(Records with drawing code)
--- Begin ---

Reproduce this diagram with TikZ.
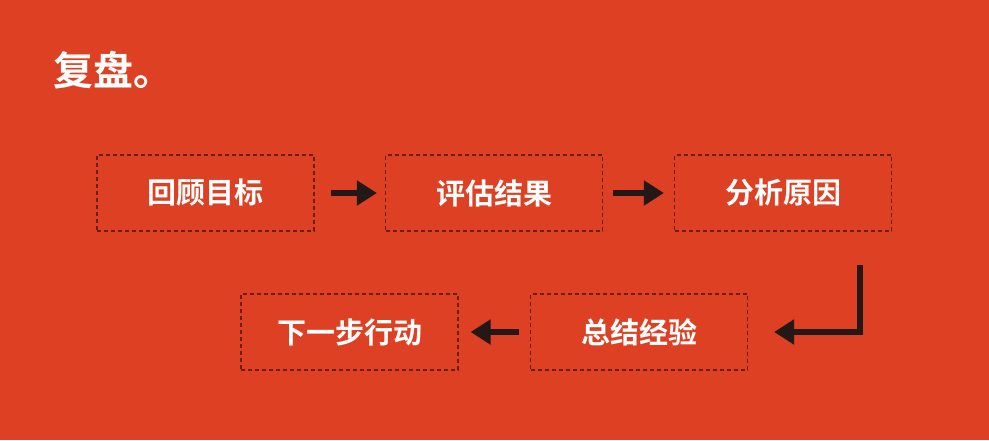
\documentclass[tikz,border=0pt]{standalone}
\usepackage{fontspec}
\newfontfamily\cjk{Noto Sans CJK SC Bold}
\usetikzlibrary{arrows.meta, positioning}
\definecolor{bgred}{HTML}{DD4023}
\definecolor{frame}{HTML}{6A1E12}
\definecolor{arrowc}{HTML}{231815}
\begin{document}
\begin{tikzpicture}[x=1pt, y=-1pt, >={Triangle[length=20pt,width=24pt]}]

  % --- FUNDO ---
  \fill[bgred] (0,0) rectangle (989,440);
  \useasboundingbox (0,0) rectangle (989,440);

  \tikzset{
    stepbox/.style={draw=frame, line width=1.2pt, dash pattern=on 4pt off 3pt,
      minimum width=217pt, minimum height=76pt, inner sep=0pt,
      text=white, font=\cjk\fontsize{29}{31}\selectfont},
    flow/.style={->, draw=arrowc, line width=6pt}
  }

  % --- TÍTULO ---
  \node[anchor=west, text=white, font=\cjk\fontsize{40}{44}\selectfont] (title) at (50,70) {复盘。};

  % --- ETAPAS ---
  \node[stepbox] (goal)   at (205.5,193) {回顾目标};
  \node[stepbox] (result) at (494,193)   {评估结果};
  \node[stepbox] (cause)  at (783,193)   {分析原因};
  \node[stepbox] (next)   at (349.5,332) {下一步行动};
  \node[stepbox] (sum)    at (639,332)   {总结经验};

  \coordinate (bend) at (860,265);

  % --- SETAS ---
  \draw[flow, shorten <=16pt, shorten >=8pt] (goal) -- (result);
  \draw[flow, shorten <=10pt, shorten >=10pt] (result) -- (cause);
  \draw[flow, shorten >=26pt] (bend) |- (sum.east);
  \draw[flow, shorten <=11pt, shorten >=12pt] (sum) -- (next);

\end{tikzpicture}
\end{document}
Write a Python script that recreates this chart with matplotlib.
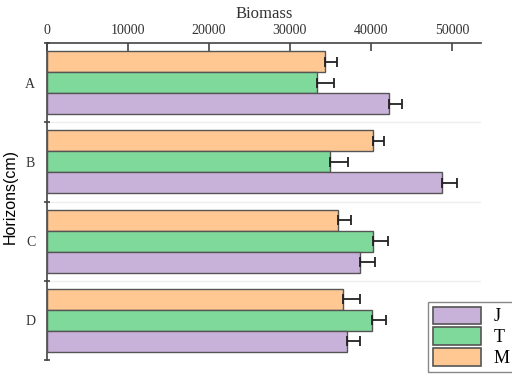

--- End ---

:: EXERCISE DIRECTIONS ::
All of the records above must be copied exactly, except for the pictures.

:: RESPONSE TO THE EXERCISE ::
Reproduce this diagram with TikZ.
\documentclass[tikz,border=0pt]{standalone}
\usepackage{fontspec}
\newfontfamily\cjk{Noto Sans CJK SC Bold}
\usetikzlibrary{arrows.meta, positioning}
\definecolor{bgred}{HTML}{DD4023}
\definecolor{frame}{HTML}{6A1E12}
\definecolor{arrowc}{HTML}{231815}
\begin{document}
\begin{tikzpicture}[x=1pt, y=-1pt, >={Triangle[length=20pt,width=24pt]}]

  % --- FUNDO ---
  \fill[bgred] (0,0) rectangle (989,440);
  \useasboundingbox (0,0) rectangle (989,440);

  \tikzset{
    stepbox/.style={draw=frame, line width=1.2pt, dash pattern=on 4pt off 3pt,
      minimum width=217pt, minimum height=76pt, inner sep=0pt,
      text=white, font=\cjk\fontsize{29}{31}\selectfont},
    flow/.style={->, draw=arrowc, line width=6pt}
  }

  % --- TÍTULO ---
  \node[anchor=west, text=white, font=\cjk\fontsize{40}{44}\selectfont] (title) at (50,70) {复盘。};

  % --- ETAPAS ---
  \node[stepbox] (goal)   at (205.5,193) {回顾目标};
  \node[stepbox] (result) at (494,193)   {评估结果};
  \node[stepbox] (cause)  at (783,193)   {分析原因};
  \node[stepbox] (next)   at (349.5,332) {下一步行动};
  \node[stepbox] (sum)    at (639,332)   {总结经验};

  \coordinate (bend) at (860,265);

  % --- SETAS ---
  \draw[flow, shorten <=16pt, shorten >=8pt] (goal) -- (result);
  \draw[flow, shorten <=10pt, shorten >=10pt] (result) -- (cause);
  \draw[flow, shorten >=26pt] (bend) |- (sum.east);
  \draw[flow, shorten <=11pt, shorten >=12pt] (sum) -- (next);

\end{tikzpicture}
\end{document}
Write a Python script that recreates this chart with matplotlib.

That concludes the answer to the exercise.